# Stated task:
Your task is to retype the lines from the opening of the material through the line that includes "5, 2, 2, 2, 2];". Do not copy the pictures.

# Collected data:
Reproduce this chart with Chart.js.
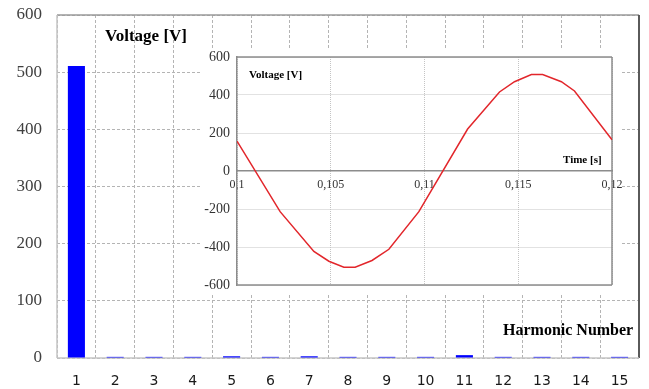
<!DOCTYPE html>
<html>
<head>
<meta charset="utf-8">
<script src="https://cdn.jsdelivr.net/npm/chart.js@4/dist/chart.umd.min.js"></script>
<style>
	html, body { margin: 0; padding: 0; background: #fff; }
	#wrap { position: relative; width: 649px; height: 389px; overflow: hidden; }
	#main { position: absolute; left: 0; top: 0; }
	#inset-box { position: absolute; left: 202px; top: 48px; width: 420px; height: 246px; background: #fff; }
	.lbl { position: absolute; font-family: "Liberation Serif", "Times New Roman", serif; font-weight: bold; color: #000; white-space: nowrap; line-height: 1; }
</style>
</head>
<body>
<div id="wrap">
	<canvas id="main" width="649" height="389"></canvas>
	<div class="lbl" style="left:105px; top:27px; font-size:17px;">Voltage [V]</div>
	<div class="lbl" style="left:503px; top:322px; font-size:16px;">Harmonic Number</div>
	<div id="inset-box"><canvas id="inset" width="420" height="246"></canvas></div>
	<div class="lbl" style="left:249px; top:69px; font-size:11px;">Voltage [V]</div>
	<div class="lbl" style="left:563px; top:154px; font-size:11px;">Time [s]</div>
</div>
<script>
// Spectre : numéro d'harmonique et amplitude (V)
const harmonicNumbers = ['1', '2', '3', '4', '5', '6', '7', '8', '9', '10', '11', '12', '13', '14', '15'];
const harmonicVoltages = [511, 2, 2, 2, 3, 2, 3, 2, 2, 2, 5, 2, 2, 2, 2];

// Forme d'onde dans l'encart : temps (s) et tension (V)
const timeValues = [0.1, 0.1023, 0.1041, 0.1049, 0.1057, 0.1063, 0.1072, 0.1081, 0.1097,
	0.1123, 0.1140, 0.1148, 0.1157, 0.1163, 0.1173, 0.1180, 0.12];
const voltageValues = [157, -214, -423, -475, -506, -506, -471, -412, -214,
	221, 416, 470, 508, 508, 470, 421, 164];

// Cadre autour de la zone de tracé (couleur par côté), dessiné sous les données
const framePlugin = {
	id: 'frame',
	beforeDatasetsDraw(chart, args, opts) {
		const { ctx, chartArea: a } = chart;
		const sides = [
			['top', a.left, a.top, a.right, a.top],
			['right', a.right, a.top, a.right, a.bottom],
			['bottom', a.left, a.bottom, a.right, a.bottom],
			['left', a.left, a.top, a.left, a.bottom]
		];
		ctx.save();
		sides.forEach(([name, x1, y1, x2, y2]) => {
			const s = opts[name];
			if (!s) return;
			ctx.strokeStyle = s.color;
			ctx.lineWidth = s.width;
			ctx.beginPath();
			ctx.moveTo(x1, y1);
			ctx.lineTo(x2, y2);
			ctx.stroke();
		});
		ctx.restore();
	}
};

function formatTime(v) {
	return Number(v.toFixed(3)).toString().replace('.', ',');
}

function createMainChart() {
	new Chart(document.getElementById('main'), {
		type: 'bar',
		data: {
			labels: harmonicNumbers,
			datasets: [{
				data: harmonicVoltages,
				backgroundColor: '#0000ff',
				barPercentage: 0.44,
				categoryPercentage: 1
			}]
		},
		options: {
			responsive: false,
			animation: false,
			devicePixelRatio: 1,
			layout: { padding: { top: 15, right: 10, bottom: 0, left: 0 } },
			plugins: {
				legend: { display: false },
				tooltip: { enabled: false },
				frame: {
					top: { color: '#9a9a9a', width: 1.5 },
					right: { color: '#5a5a5a', width: 2 },
					bottom: { color: '#c4c4c4', width: 1.5 },
					left: { color: '#c4c4c4', width: 1.5 }
				}
			},
			scales: {
				x: {
					grid: { color: '#b4b4b4', drawTicks: false, offset: true },
					border: { display: false, dash: [3, 2] },
					ticks: { font: { family: 'DejaVu Sans', size: 14 }, color: '#1a1a1a', padding: 15, maxRotation: 0 },
					afterFit(s) { s.height = 31; s.paddingLeft = 0; s.paddingRight = 0; }
				},
				y: {
					min: 0,
					max: 600,
					grid: { color: '#b4b4b4', drawTicks: false },
					border: { display: false, dash: [3, 2] },
					ticks: { stepSize: 100, font: { family: 'Liberation Serif', size: 17 }, color: '#404040', padding: 15 },
					afterFit(s) { s.width = 57; s.paddingTop = 0; s.paddingBottom = 0; }
				}
			}
		},
		plugins: [framePlugin]
	});
}

function createInsetChart() {
	const points = timeValues.map((t, i) => ({ x: t, y: voltageValues[i] }));

	new Chart(document.getElementById('inset'), {
		type: 'line',
		data: {
			datasets: [{
				data: points,
				borderColor: '#e2262b',
				borderWidth: 1.5,
				pointRadius: 0,
				tension: 0,
				fill: false
			}]
		},
		options: {
			responsive: false,
			animation: false,
			devicePixelRatio: 1,
			layout: { padding: { top: 9, right: 10, bottom: 9, left: 0 } },
			plugins: {
				legend: { display: false },
				tooltip: { enabled: false },
				frame: {
					top: { color: '#8c8c8c', width: 1.5 },
					right: { color: '#8c8c8c', width: 1.5 },
					bottom: { color: '#8c8c8c', width: 1.5 }
				}
			},
			scales: {
				x: {
					type: 'linear',
					position: { y: 0 },
					min: 0.1,
					max: 0.12,
					grid: { color: '#c4c4c4', drawTicks: false },
					border: { color: '#8c8c8c', width: 1.5, dash: [1, 1] },
					ticks: {
						stepSize: 0.005,
						autoSkip: false,
						maxRotation: 0,
						callback: (v) => formatTime(v),
						font: { family: 'Liberation Serif', size: 12 },
						color: '#333',
						padding: 7
					},
					afterFit(s) { s.paddingLeft = 0; s.paddingRight = 0; }
				},
				y: {
					min: -600,
					max: 600,
					grid: {
						color: (c) => (c.tick && c.tick.value === 0) ? 'rgba(0,0,0,0)' : '#c4c4c4',
						drawTicks: false
					},
					border: { color: '#8c8c8c', width: 1.5, dash: [1, 1] },
					ticks: { stepSize: 200, font: { family: 'Liberation Serif', size: 14 }, color: '#333', padding: 7 },
					afterFit(s) { s.width = 35; s.paddingTop = 0; s.paddingBottom = 0; }
				}
			}
		},
		plugins: [framePlugin]
	});
}

createMainChart();
createInsetChart();
</script>
</body>
</html>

# Exercise answer:
Reproduce this chart with Chart.js.
<!DOCTYPE html>
<html>
<head>
<meta charset="utf-8">
<script src="https://cdn.jsdelivr.net/npm/chart.js@4/dist/chart.umd.min.js"></script>
<style>
	html, body { margin: 0; padding: 0; background: #fff; }
	#wrap { position: relative; width: 649px; height: 389px; overflow: hidden; }
	#main { position: absolute; left: 0; top: 0; }
	#inset-box { position: absolute; left: 202px; top: 48px; width: 420px; height: 246px; background: #fff; }
	.lbl { position: absolute; font-family: "Liberation Serif", "Times New Roman", serif; font-weight: bold; color: #000; white-space: nowrap; line-height: 1; }
</style>
</head>
<body>
<div id="wrap">
	<canvas id="main" width="649" height="389"></canvas>
	<div class="lbl" style="left:105px; top:27px; font-size:17px;">Voltage [V]</div>
	<div class="lbl" style="left:503px; top:322px; font-size:16px;">Harmonic Number</div>
	<div id="inset-box"><canvas id="inset" width="420" height="246"></canvas></div>
	<div class="lbl" style="left:249px; top:69px; font-size:11px;">Voltage [V]</div>
	<div class="lbl" style="left:563px; top:154px; font-size:11px;">Time [s]</div>
</div>
<script>
// Spectre : numéro d'harmonique et amplitude (V)
const harmonicNumbers = ['1', '2', '3', '4', '5', '6', '7', '8', '9', '10', '11', '12', '13', '14', '15'];
const harmonicVoltages = [511, 2, 2, 2, 3, 2, 3, 2, 2, 2, 5, 2, 2, 2, 2];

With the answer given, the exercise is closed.